One of her topics at the championships was one almost every teenager knows — text acronyms.
“I got BFF (Best Friends Forever), BRB (Be Right Back) and LOL (Laugh Out Loud),” Rapp said. “I got BFF and talked about the nature of best friends and the development throughout time.”
Two more topics she spoke was on Atticus Finch, a fictional character from Harper Lee’s Pulitzer Prize-winning novel “To Kill a Mockingbird” and literature.
To attend nationals was absolutely “incredible” Rapp said.
“It was only through lots of hours of hard work,” she said.
In order to advance to the league’s championships, Rapp had to compete in league meets from the previous school year to accumulate points to compete in those speech contests. But here’s the catch — per the league’s rule, Rapp can only compete for the national contest if she didn’t win any state sanctioned speech contests in impromptu speeches.
Rapp, 17, joined the school’s speech and debate team her sophomore year.
“I was absolutely terrified,” said Rapp when she first joined the team. “I was terrible at public speaking.

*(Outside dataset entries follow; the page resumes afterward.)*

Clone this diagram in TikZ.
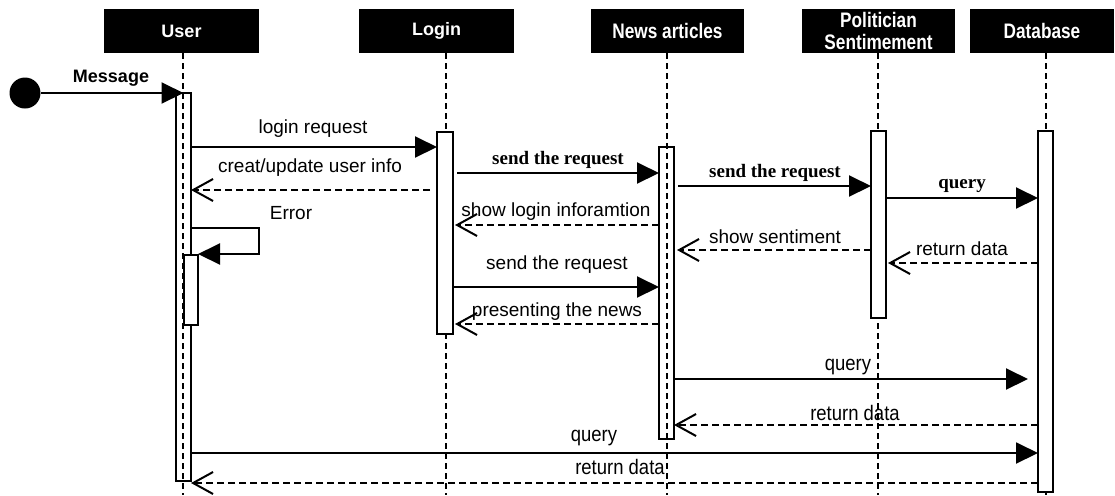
\documentclass[tikz,border=0pt]{standalone}
\usepackage{fontspec}
\setmainfont{Liberation Sans}
\newfontfamily\msgserif{Liberation Serif}
\newfontfamily\msgnarrow[FakeStretch=0.88]{Liberation Sans}
\newfontfamily\headnarrow[FakeStretch=0.82]{Liberation Sans}
\usetikzlibrary{arrows.meta}
\tikzset{
  head/.style={fill=black, text=white, font=\bfseries\fontsize{9}{10}\selectfont,
    minimum height=22pt, inner sep=0pt, outer sep=0pt, align=center},
  headn/.style={head, font=\headnarrow\bfseries\fontsize{10.5}{11}\selectfont},
  lifeline/.style={line width=1pt, dash pattern=on 3pt off 2pt},
  bar/.style={draw, line width=1pt, inner sep=0pt, outer sep=0pt, anchor=north},
  whitebar/.style={bar, fill=white},
  msg/.style={line width=1pt, -{Triangle[length=11pt,width=10.5pt]}},
  reply/.style={line width=1pt, dash pattern=on 3.5pt off 2pt,
    -{Straight Barb[length=10pt,width=11pt,line width=1pt]}},
  lbl/.style={font=\fontsize{9.5}{10}\selectfont, inner sep=0pt},
  lblb/.style={font=\bfseries\fontsize{9}{10}\selectfont, inner sep=0pt},
  lbls/.style={font=\msgserif\bfseries\fontsize{9.5}{10}\selectfont, inner sep=0pt},
  lbln/.style={font=\msgnarrow\fontsize{10.5}{11}\selectfont, inner sep=0pt},
}
\begin{document}
\begin{tikzpicture}[x=0.5pt, y=-0.5pt]
\useasboundingbox (0,0) rectangle (1115,495);

% participants
\node[head, minimum width=77.5pt] (user) at (181.5,31) {User};
\node[head, minimum width=77.5pt] (login) at (436.5,31) {Login};
\node[headn, minimum width=76.5pt] (news) at (667.5,31) {News articles};
\node[headn, minimum width=76.5pt] (pol) at (878.5,31) {Politician\\Sentimement};
\node[headn, minimum width=72pt] (db) at (1042,31) {Database};

% lifelines
\coordinate (uTop) at (183,53);   \coordinate (uEnd) at (183,495);
\coordinate (lTop) at (446,53);   \coordinate (lEnd) at (446,495);
\coordinate (nTop) at (667,53);   \coordinate (nEnd) at (667,495);
\coordinate (pTop) at (878,53);   \coordinate (pEnd) at (878,495);
\coordinate (dTop) at (1046,53);  \coordinate (dEnd) at (1046,495);
\foreach \a/\b in {uTop/uEnd, lTop/lEnd, nTop/nEnd, pTop/pEnd, dTop/dEnd}
  \draw[lifeline] (\a) -- (\b);

% activation bars
\node[bar, minimum width=7.5pt, minimum height=194pt] (ubar) at (183.5,93) {};
\node[whitebar, minimum width=7pt, minimum height=35pt] (ubar2) at (191,255) {};
\node[whitebar, minimum width=8pt, minimum height=101pt] (lbar) at (445,132) {};
\node[bar, minimum width=7.5pt, minimum height=146pt] (nbar) at (666.5,147) {};
\node[whitebar, minimum width=7.5pt, minimum height=93.5pt] (pbar) at (878.5,131) {};
\node[whitebar, minimum width=7.5pt, minimum height=180.5pt] (dbar) at (1045.5,131) {};

% initial message
\node[circle, fill=black, minimum size=15.5pt, inner sep=0pt] (start) at (25,93) {};
\draw[msg] (start.east) -- (ubar.north);
\node[lblb] (mMessage) at (111,78) {Message};

% login
\draw[msg] (ubar.east |- 0,147) -- (lbar.west |- 0,147);
\node[lbl] (mLogin) at (313,129) {login request};
\coordinate (cu1) at (430,190);
\draw[reply] (cu1) -- (ubar.east |- 0,190);
\node[lbl] (mCreat) at (310,168) {creat/update user info};

% requests forwarded with serif labels
\coordinate (ls1) at (457,173);
\draw[msg] (ls1) -- (nbar.west |- 0,173);
\node[lbls] (mSend1) at (558,160) {send the request};
\coordinate (ns1) at (678,186);
\draw[msg] (ns1) -- (pbar.west |- 0,186);
\node[lbls] (mSend2) at (775,173) {send the request};
\draw[msg] (pbar.east |- 0,198) -- (dbar.west |- 0,198);
\node[lbls] (mQuery1) at (962,186) {query};

% error self call
\coordinate (e1) at (259,228);
\coordinate (e2) at (259,254);
\draw[msg] (ubar.east |- 0,228) -- (e1) -- (e2) -- (ubar2.east |- 0,254);
\node[lbl] (mError) at (291,213) {Error};

% replies
\coordinate (sl1) at (455,225);
\draw[reply] (nbar.west |- 0,225) -- (sl1);
\node[lbl] (mShow) at (556,212) {show login inforamtion};
\coordinate (ss1) at (677,250);
\draw[reply] (pbar.west |- 0,250) -- (ss1);
\node[lbl] (mSent) at (775,237) {show sentiment};
\coordinate (rd1) at (888,263);
\draw[reply] (dbar.west |- 0,263) -- (rd1);
\node[lbl] (mRet1) at (962,249) {return data};

\draw[msg] (lbar.east |- 0,287) -- (nbar.west |- 0,287);
\node[lbl] (mSend3) at (557,265) {send the request};
\coordinate (pn1) at (455,324);
\draw[reply] (nbar.west |- 0,324) -- (pn1);
\node[lbl] (mPres) at (557,312) {presenting the news};

% lower queries
\coordinate (q2) at (1028,379);
\draw[msg] (nbar.east |- 0,379) -- (q2);
\node[lbln] (mQuery2) at (848,367) {query};
\draw[reply] (dbar.west |- 0,425) -- (nbar.east |- 0,425);
\node[lbln] (mRet2) at (855,413) {return data};
\draw[msg] (ubar.east |- 0,453) -- (dbar.west |- 0,453);
\node[lbln] (mQuery3) at (594,438) {query};
\draw[reply] (dbar.west |- 0,483) -- (ubar.east |- 0,483);
\node[lbln] (mRet3) at (620,467) {return data};
\end{tikzpicture}
\end{document}
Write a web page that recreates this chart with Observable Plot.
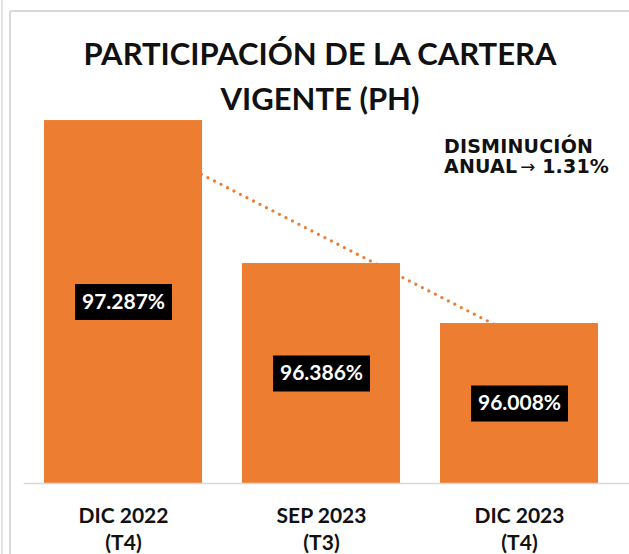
<!DOCTYPE html>
<html><head><meta charset="utf-8">
<script src="https://cdn.jsdelivr.net/npm/d3@7"></script>
<script src="https://cdn.jsdelivr.net/npm/@observablehq/plot@0.6"></script>
<style>
html,body{margin:0;padding:0;background:#fff;}
#wrap{position:relative;width:629px;height:554px;overflow:hidden;background:#fff;}
.outer{position:absolute;left:1px;top:0;width:2px;height:554px;background:#e3e3e3;}
.frame{position:absolute;left:9px;top:10px;width:800px;height:800px;border:2px solid #d9d9d9;border-radius:3px;box-sizing:border-box;}
#chart{position:absolute;left:0;top:0;}
#title{position:absolute;left:0;top:30.5px;width:640px;text-align:center;font-family:Lato,sans-serif;font-weight:700;font-size:31px;line-height:45px;color:#111;}
#note{position:absolute;left:444px;top:136px;font-family:"DejaVu Sans",sans-serif;font-weight:700;font-size:19px;line-height:20px;color:#111;white-space:nowrap;letter-spacing:0.2px;}
#note .arr{font-weight:400;font-size:18px;letter-spacing:0;margin-left:3px;}
</style></head>
<body>
<div id="wrap">
  <div class="outer"></div>
  <div class="frame"></div>
  <div id="chart"></div>
  <div id="title">PARTICIPACIÓN DE LA CARTERA<br>VIGENTE (PH)</div>
  <div id="note">DISMINUCIÓN<br>ANUAL<span class="arr">→</span> 1.31%</div>
</div>
<script>
const categories = ["DIC 2022", "SEP 2023", "DIC 2023"];
const quarters = ["(T4)", "(T3)", "(T4)"];
const values = [97.287, 96.386, 96.008];
const base = 95;

const data = categories.map((c, i) => ({cat: c, q: quarters[i], v: values[i], i}));

// linear trendline (least squares over category index)
const mx = d3.mean(data, d => d.i), my = d3.mean(values);
const slope = d3.sum(data, d => (d.i - mx) * (d.v - my)) / d3.sum(data, d => (d.i - mx) ** 2);
const trend = data.map(d => ({cat: d.cat, t: my + slope * (d.i - mx)}));

const qOf = Object.fromEntries(data.map(d => [d.cat, d.q]));
const orange = "#ED7D31";

const boxSymbol = {draw(ctx) { ctx.rect(-48.5, -18, 97, 36); }};

const chart = Plot.plot({
  width: 629,
  height: 554,
  marginTop: 86.25,
  marginBottom: 71,
  marginLeft: 23.7,
  marginRight: 10.2,
  style: {background: "transparent", overflow: "visible"},
  x: {domain: categories, paddingInner: 0.2, paddingOuter: 0.1},
  y: {domain: [base, 97.5], axis: null},
  marks: [
    Plot.line(trend, {x: "cat", y: "t", stroke: orange, strokeWidth: 3.3, strokeDasharray: "0 7.3", strokeLinecap: "round"}),
    Plot.barY(data, {x: "cat", y1: base, y2: "v", fill: orange}),
    Plot.ruleY([base], {stroke: "#d9d9d9", strokeWidth: 1.5, insetRight: -11}),
    Plot.dot(data, {x: "cat", y: d => (base + d.v) / 2, symbol: boxSymbol, fill: "#000", r: 10}),
    Plot.text(data, {x: "cat", y: d => (base + d.v) / 2, text: d => d.v.toFixed(3) + "%", fill: "#fff", fontSize: 21, fontWeight: 700, fontFamily: "Lato"}),
    Plot.axisX({tickSize: 0, tickPadding: 20, fontSize: 21, fontWeight: 700, fontFamily: "Lato", fill: "#111", lineHeight: 1.286, label: null, tickFormat: d => d + "\n" + qOf[d]})
  ]
});
document.getElementById("chart").append(chart);
</script>
</body></html>
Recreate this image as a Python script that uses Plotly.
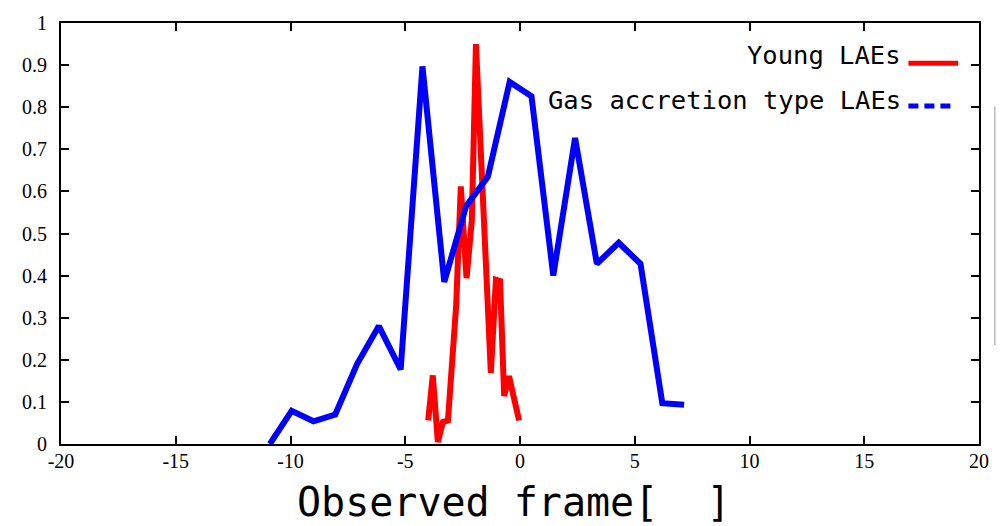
import plotly.graph_objects as go

# Gas accretion type LAEs profile
x_gas = [-10.9, -9.95, -9.0, -8.05, -7.1, -6.15, -5.2, -4.25, -3.3, -2.35,
         -1.4, -0.45, 0.5, 1.45, 2.4, 3.35, 4.3, 5.25, 6.2, 7.15]
y_gas = [0.0, 0.079, 0.054, 0.07, 0.19, 0.28, 0.177, 0.897, 0.385, 0.565,
         0.635, 0.86, 0.826, 0.40, 0.727, 0.428, 0.478, 0.428, 0.097, 0.093]

# Young LAEs profile
x_young = [-4.0, -3.8, -3.58, -3.36, -3.14, -2.78, -2.58, -2.33, -2.1, -1.92,
           -1.27, -1.05, -0.87, -0.69, -0.48, -0.04]
y_young = [0.056, 0.163, 0.005, 0.052, 0.056, 0.33, 0.612, 0.394, 0.53, 0.95,
           0.169, 0.39, 0.387, 0.114, 0.161, 0.056]

x_ticks = [-20, -15, -10, -5, 0, 5, 10, 15, 20]
y_ticks = [0, 0.1, 0.2, 0.3, 0.4, 0.5, 0.6, 0.7, 0.8, 0.9, 1]
y_tick_text = ["0", "0.1", "0.2", "0.3", "0.4", "0.5", "0.6", "0.7", "0.8", "0.9", "1"]

series_names = ["Young LAEs", "Gas accretion type LAEs"]
axis_title = "Observed frame[  ]"

RED = "#ff0000"
BLUE = "#0000ff"

fig = go.Figure()
fig.add_trace(go.Scatter(x=x_young, y=y_young, mode="lines",
                         line=dict(color=RED, width=6), name=series_names[0],
                         showlegend=False))
fig.add_trace(go.Scatter(x=x_gas, y=y_gas, mode="lines",
                         line=dict(color=BLUE, width=6), name=series_names[1],
                         showlegend=False))

tick_font = dict(family="'Liberation Serif', 'Times New Roman', serif", size=20,
                 color="black")
axis_common = dict(showline=True, linecolor="black", linewidth=2, mirror="ticks",
                   ticks="inside", ticklen=8, tickwidth=1.5, tickcolor="black",
                   showgrid=False, zeroline=False, tickfont=tick_font)

fig.update_xaxes(range=[-20, 20], tickvals=x_ticks,
                 ticktext=[str(v) for v in x_ticks], ticklabelstandoff=-2,
                 **axis_common)
fig.update_yaxes(range=[0, 1], tickvals=y_ticks, ticktext=y_tick_text,
                 ticklabelstandoff=8, **axis_common)

# Key: text on the left, line sample on the right
key_font = dict(family="DejaVu Sans Mono", size=25.5, color="black")
fig.add_annotation(xref="paper", yref="paper", x=0.9177, y=0.923,
                   xanchor="right", yanchor="middle", text=series_names[0],
                   showarrow=False, font=key_font)
fig.add_annotation(xref="paper", yref="paper", x=0.9177, y=0.818,
                   xanchor="right", yanchor="middle", text=series_names[1],
                   showarrow=False, font=key_font)
fig.add_shape(type="line", xref="paper", yref="paper",
              x0=0.9231, x1=0.9773, y0=0.9044, y1=0.9044,
              line=dict(color=RED, width=5))
fig.add_shape(type="line", xref="paper", yref="paper",
              x0=0.9231, x1=0.9697, y0=0.803, y1=0.803,
              line=dict(color=BLUE, width=5, dash="10px,6px"))

# Axis title
fig.add_annotation(xref="paper", yref="paper", x=0.493, y=-0.1375,
                   xanchor="center", yanchor="middle", text=axis_title,
                   showarrow=False,
                   font=dict(family="DejaVu Sans Mono", size=40, color="black"))

# Thin grey rule at the right edge
fig.add_shape(type="line", xref="paper", yref="paper",
              x0=1.0173, x1=1.0173, y0=0.235, y1=0.802,
              line=dict(color="#999999", width=1))

fig.update_layout(width=1001, height=526, paper_bgcolor="white",
                  plot_bgcolor="white",
                  margin=dict(l=61, r=17, t=15, b=82))

fig.write_html("out.html")
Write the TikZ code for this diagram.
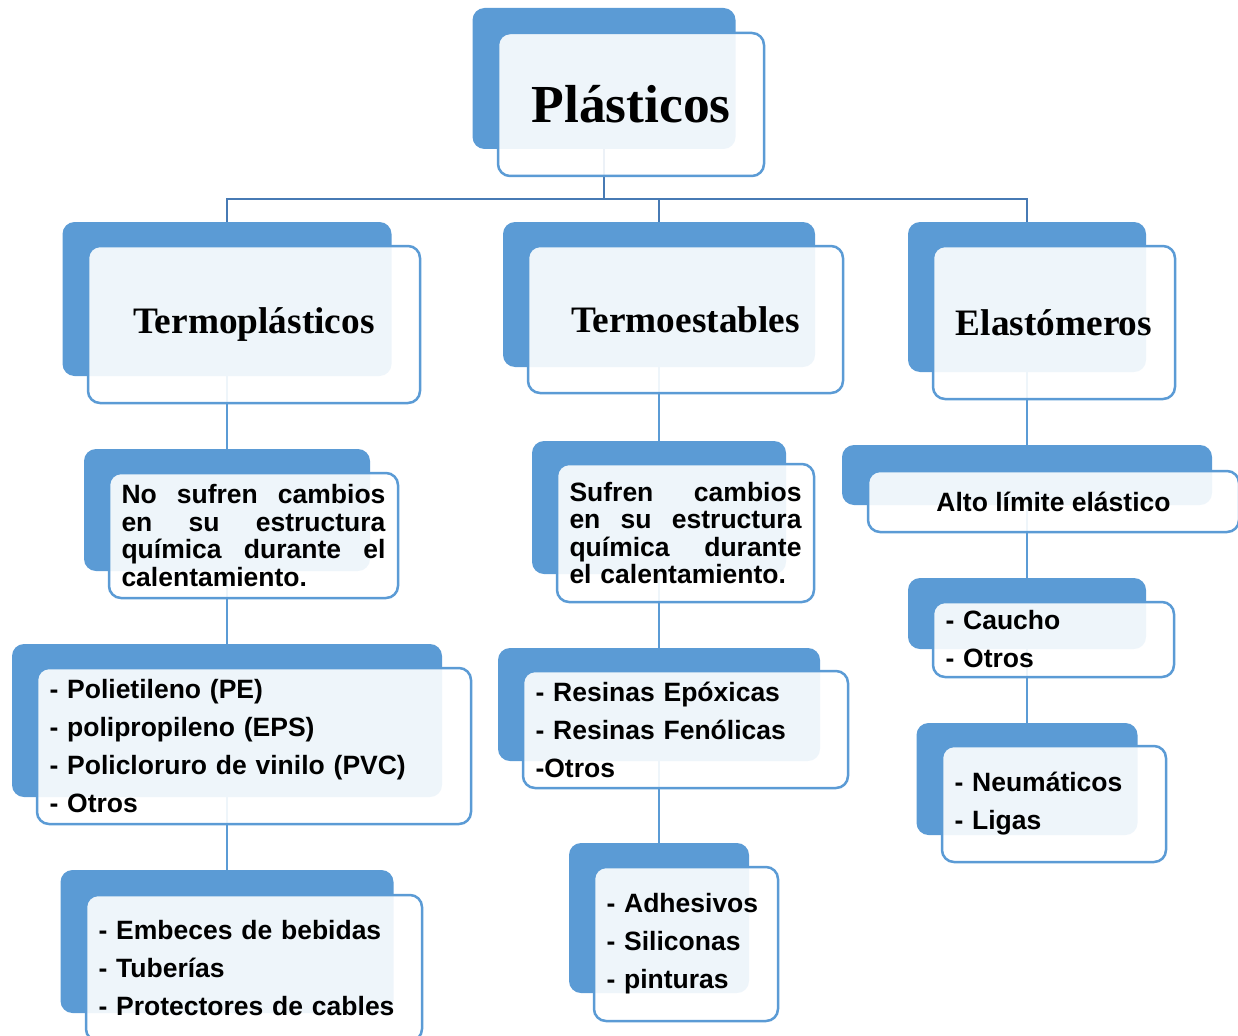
\documentclass[tikz,border=0pt]{standalone}
\usepackage{fontspec}
\setmainfont{Liberation Sans}
\newfontfamily\headfont{Liberation Serif}
\usetikzlibrary{backgrounds}
\definecolor{boxblue}{RGB}{91,155,213}
\definecolor{linkblue}{RGB}{71,122,180}
\newcommand{\jline}[1]{\leavevmode\hbox to \hsize{#1}}

\begin{document}
\begin{tikzpicture}[x=1pt,y=1pt,yscale=-1,
  backbox/.style={rectangle, rounded corners=12, fill=boxblue, inner sep=0},
  frontbox/.style={rectangle, rounded corners=12, draw=boxblue, line width=2.5,
    fill=white, fill opacity=0.9, text opacity=1, inner xsep=12.5, inner ysep=0},
  headtitle/.style={frontbox, font=\headfont\bfseries\fontsize{37.3}{40}\selectfont},
  listbox/.style={frontbox, align=left, text width=#1, font=\bfseries\fontsize{26.5}{38}\selectfont},
  parabox/.style={frontbox, align=left, text width=#1, font=\bfseries\fontsize{26.5}{27.5}\selectfont},
  toplink/.style={draw=linkblue, line width=2.5},
  sublink/.style={draw=boxblue, line width=2.5}]

\useasboundingbox (0,0) rectangle (1238,1035);

% back boxes
\node[backbox, minimum width=263, minimum height=141] (plasb) at (604,78.5) {};
\node[backbox, minimum width=329, minimum height=154] (tplb) at (227,299) {};
\node[backbox, minimum width=312, minimum height=145] (tesb) at (659,294.5) {};
\node[backbox, minimum width=238, minimum height=150] (elab) at (1027,297) {};
\node[backbox, minimum width=286, minimum height=122] (nosufb) at (227,510) {};
\node[backbox, minimum width=254, minimum height=133] (sufb) at (659,507.5) {};
\node[backbox, minimum width=370, minimum height=60] (altob) at (1027,475) {};
\node[backbox, minimum width=430, minimum height=153] (polib) at (227,720.5) {};
\node[backbox, minimum width=322, minimum height=113] (resinb) at (659,704.5) {};
\node[backbox, minimum width=238, minimum height=71] (cauchob) at (1027,613.5) {};
\node[backbox, minimum width=333, minimum height=143] (embecb) at (227,941.5) {};
\node[backbox, minimum width=180, minimum height=150] (adhesb) at (659,918) {};
\node[backbox, minimum width=221, minimum height=112] (neumb) at (1027,779) {};

% front boxes
\node[frontbox, minimum width=266, minimum height=143,
  font=\headfont\bfseries\fontsize{53.5}{60}\selectfont] (plasf) at (631,104.5) {Plásticos};
\node[headtitle, minimum width=332, minimum height=157] (tplf) at (254,324.5) {Termoplásticos};
\node[headtitle, minimum width=315, minimum height=147] (tesf) at (685.5,319.5) {Termoestables};
\node[headtitle, minimum width=242, minimum height=153] (elaf) at (1054,322.5) {Elastómeros};

\node[parabox=264, minimum width=289, minimum height=125] (nosuff) at (253.5,535.5)
  {\jline{No\hfill sufren\hfill cambios}\\ \jline{en\hfill su\hfill estructura}\\
   \jline{química\hfill durante\hfill el}\\ calentamiento.};
\node[parabox=232, minimum width=257, minimum height=138] (suff) at (685.5,533)
  {\jline{Sufren\hfill cambios}\\ \jline{en\hfill su\hfill estructura}\\
   \jline{química\hfill durante}\\ el calentamiento.};
\node[frontbox, minimum width=371, minimum height=61,
  font=\bfseries\fontsize{26.5}{30}\selectfont] (altof) at (1053.5,501.5) {Alto límite elástico};

\node[listbox=409, minimum width=434, minimum height=156] (polif) at (254,746)
  {- Polietileno (PE)\\ - polipropileno (EPS)\\ - Policloruro de vinilo (PVC)\\ - Otros};
\node[listbox=300, minimum width=325, minimum height=117] (resinf) at (685.5,729.5)
  {- Resinas Epóxicas\\ - Resinas Fenólicas\\ -Otros};
\node[listbox=216, minimum width=241, minimum height=75] (cauchof) at (1053.5,639.5)
  {- Caucho\\ - Otros};

\node[listbox=311, minimum width=336, minimum height=146] (embecf) at (254,968)
  {- Embeces de bebidas\\ - Tuberías\\ - Protectores de cables};
\node[listbox=159, minimum width=184, minimum height=154] (adhesf) at (686,944)
  {- Adhesivos\\ - Siliconas\\ - pinturas};
\node[listbox=199, minimum width=224, minimum height=116] (neumf) at (1054,804)
  {- Neumáticos\\ - Ligas};

% connectors
\begin{scope}[on background layer]
\coordinate (bus) at (604,199);
\draw[toplink] (plasb.center) -- (bus) -| (tplb.center);
\draw[toplink] (bus) -| (tesb.center);
\draw[toplink] (bus) -| (elab.center);
\draw[sublink] (tplb.center) -- (nosufb.center) -- (polib.center) -- (embecb.center);
\draw[sublink] (tesb.center) -- (sufb.center) -- (resinb.center) -- (adhesb.center);
\draw[sublink] (elab.center) -- (altob.center) -- (cauchob.center) -- (neumb.center);
\end{scope}

\end{tikzpicture}
\end{document}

It was intimidating to say the least, but I stuck with it.”
Rapp wanted to add an extra-curricular activity to her educational resume in hopes of attending a four-year college after she graduates from El Dorado High next spring. Playing on any of the school’s athletic teams was not on her agenda.
“I’m terribly clumsy at sports (so) that I needed an extra curricular that didn’t involve a curica object,” joked Rapp.
Read added, “She has to go through a national qualifier. She was gang busters from the beginning. She’s articulate. She cares about her studies. She wants to succeed. She has that drive that I frequently see in kids, but she is way up there.”
Read has nominated Rapp for several scholarships based on her speech ability.
“She’s determined to take first place next year,” said Read, “and I think she will.”
Rapp carries a 4.0 grade point average and is taking college preparatory classes that would allow her to enter into a four-year college when she graduates from El Dorado High next spring.
“I’m ambitious and would like to think that I can get into a college like Yale,” Rapp said. “But realistic, I understand that it’s highly unlikely. Berkeley is really appealing to me; I like the area. Berkeley would be really neat. But nothing beats an Ivy League.”
Rapp said she plans to double major in political science and environmental studies when she goes to a four-year college by this time next year.